The moat question, revisited
Opinion. A year in, where the durable advantage lives for a grounded-AI proposal product — and where it doesn't. Three candidate moats, two I believe in, one I don't.
People keep asking what the moat is. It is a fair question. A year in, with the AI-first cohort now shipping credible products and the incumbents pouring budget into catching up, the question is sharper than it was on day one. Here is my honest read.
This is an opinion post. I run a company in this category and I have obvious bias. I will try to be fair about what I think is durable and what I think isn’t.
Moat one, which I believe in: the corpus gets better as the customer uses the product
A grounded-AI proposal tool is, structurally, a system that gets more valuable per customer over time as the customer’s corpus gets richer and cleaner. Every bid that ships through our product produces three artifacts — the compliance matrix, the win-theme inventory, the post-mortem themes — that feed back into the KB. The next bid starts from a richer starting point than the last one.
This is the same observation that makes Loopio’s long-term value real when the content library is maintained. The difference, we think, is that our pipeline maintains the library automatically — content-block versioning flags stale answers, post-mortem themes promote and retire claims based on what evaluators actually rewarded, per-claim verification catches when a claim starts contradicting the current source.
The moat here is not that we have better retrieval than a competitor — a reasonable competitor can match us on retrieval within a year. The moat is that we have spent a year shipping the discipline that keeps the corpus credible as it grows, and the next year’s bids from the same customer depend on that discipline holding.
If I am wrong about this moat, the specific way I am wrong is that the discipline is commoditizable. Any vendor that wants to can copy the versioning pattern, the post-mortem auto-theming, the staleness alerts. The patterns are in public posts on this blog. The question is how many of the 40 vendors in the category actually will.
Moat two, which I believe in with reservations: customers whose reviewers audit every claim
The customers who benefit most from grounded AI are the customers whose internal reviewers audit every claim before it ships — regulated industries, federal contractors, healthcare, defense. Those customers have a compliance burden the non-regulated cohort does not. A product that makes their audit 10x faster is a product they cannot replace without taking a step backward.
The lock-in is not from data portability or switching costs in the traditional sense. The lock-in is from workflow: once a customer’s compliance team has standardized on reviewing citations in a specific format, with a specific audit trail, with specific escalation paths, switching the underlying tool means retraining the whole review function. That is a real cost.
My reservation: this moat only works in the regulated cohort. For the commercial cohort — SaaS bids, mid-market services contracts — the compliance burden is lighter and the switching cost is lower. A commercial customer will try whichever tool they think is fastest and switch when a faster one shows up. The moat in regulated land is strong; the moat in commercial land is weak.

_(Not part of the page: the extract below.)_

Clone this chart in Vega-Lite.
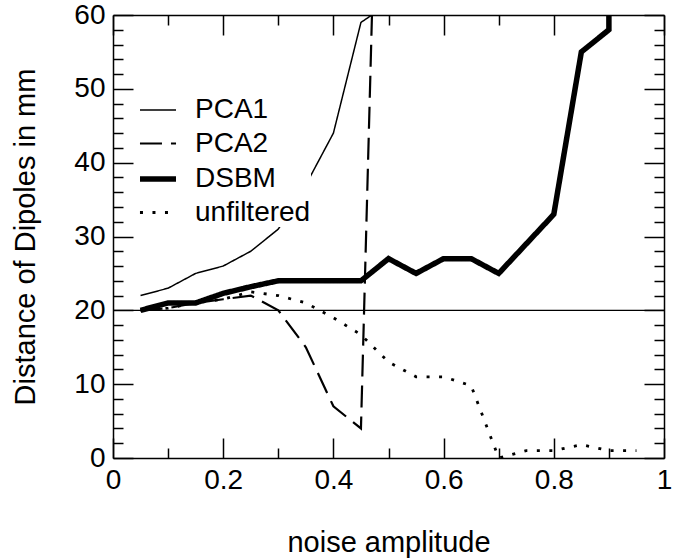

The practical implication is that the regulated-customer base is worth more per logo than the commercial base, and the go-to-market should reflect that. It largely does, though we still write too much copy aimed at the commercial cohort where the arguments don’t land as hard.

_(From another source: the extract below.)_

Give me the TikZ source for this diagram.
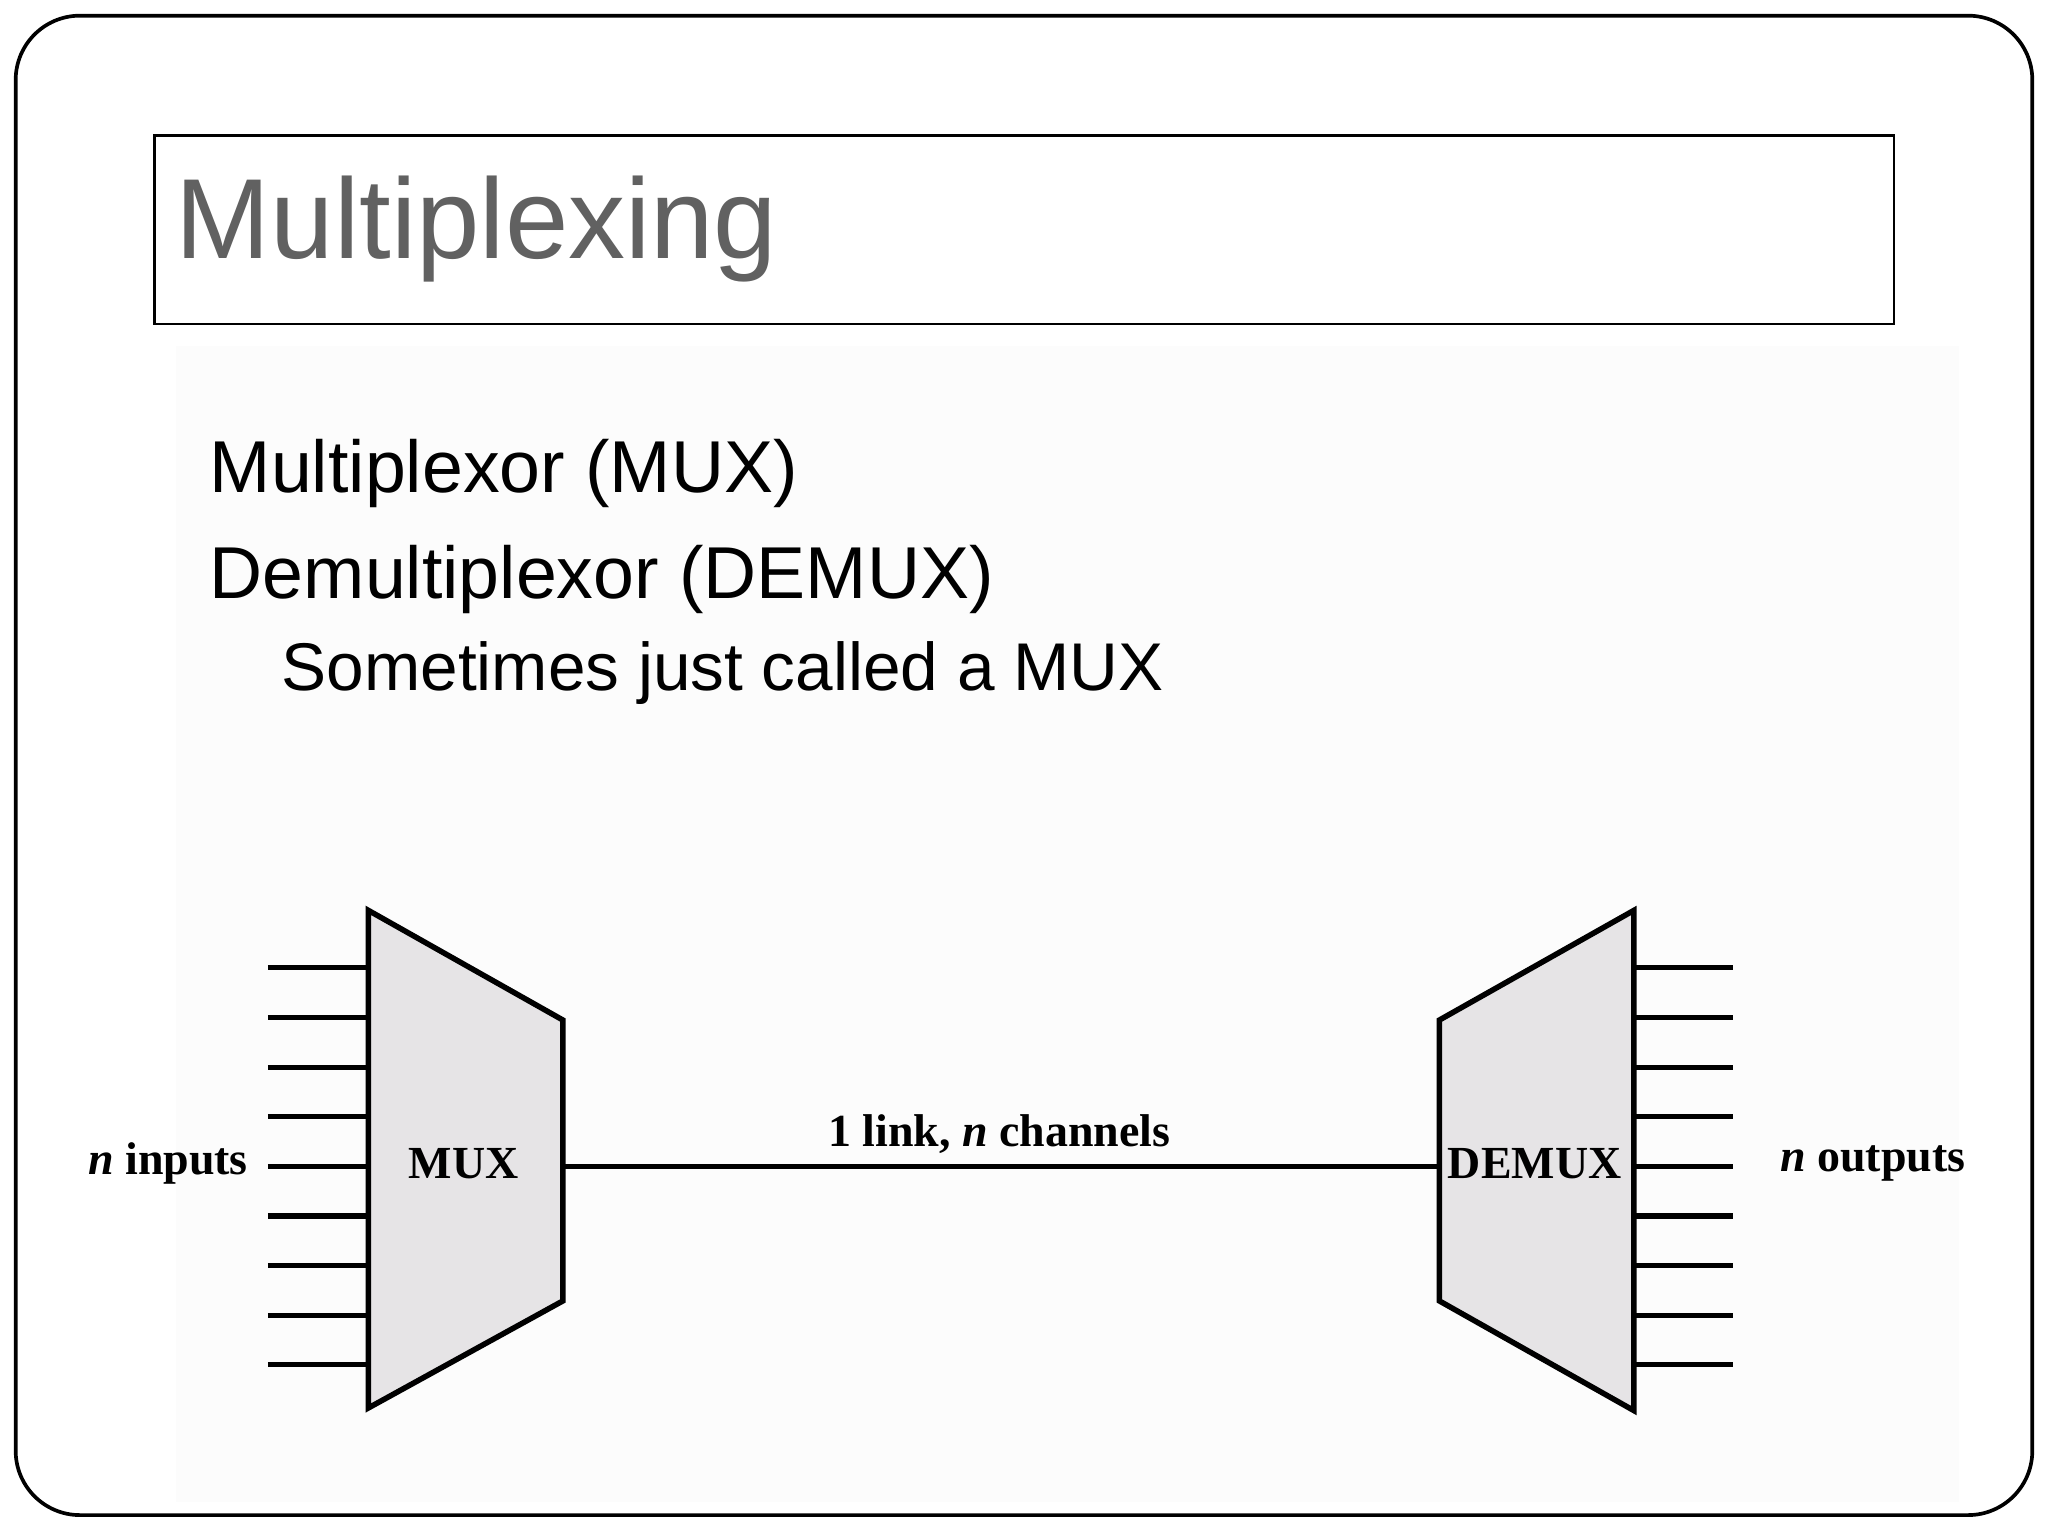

Moat three, which I don’t believe in: the UI
For a while I thought the UI could be a durable advantage. A fast, uncluttered editor with good keyboard shortcuts and smart review workflows — that could be a reason customers stay.
I no longer think this is durable. Not because the UI doesn’t matter — it does, and we will keep investing in it — but because a UI advantage is copyable in a year. Any team with a React frontend and a sane design sensibility can ship a clean editor. The incumbents have legitimate UI debt we can exploit while they pay it down; that is not the same as a permanent advantage.
The clearer way to see this: the reviews on incumbents that complain about UI today will be complaints about the previous version in 18 months, because the incumbents know the complaint and are rebuilding. A UI moat that evaporates when the competitor ships a redesign is not a moat. It is a head start.
What the moat is made of, bottom line
The moat is compounded discipline around the corpus — freshness, versioning, post-mortem feedback, per-claim verification — wrapped in a workflow that the regulated customer cohort treats as load-bearing. It is not the model, not the retrieval, not the UI individually. Each of those is commoditizable on its own. The combination, practiced consistently over years on a specific customer base, is what gets hard to replicate.
1up’s writeup on the category argues that most RFP tools are “mostly just knowledge management.” That is true of most of the category. The question is whether the version of knowledge management that keeps the knowledge honest is a different product, or a better execution of the same product. I think it is a different product, and the moat comes from building the different product with enough discipline over enough years that the category recognizes it.
If I am wrong about all three moats, the version of wrong that would bite the hardest is this: in a category where models improve every six months and incumbents have unlimited capital to retrofit, no vendor has a durable moat against the model roadmap. The moat is only how fast you move before the category consolidates. I am not sure that reading is wrong. What I am sure of is that moving fast on the two real moats beats moving slow on the one that isn’t.
Ask me again at year two. I will have a clearer answer or a different question.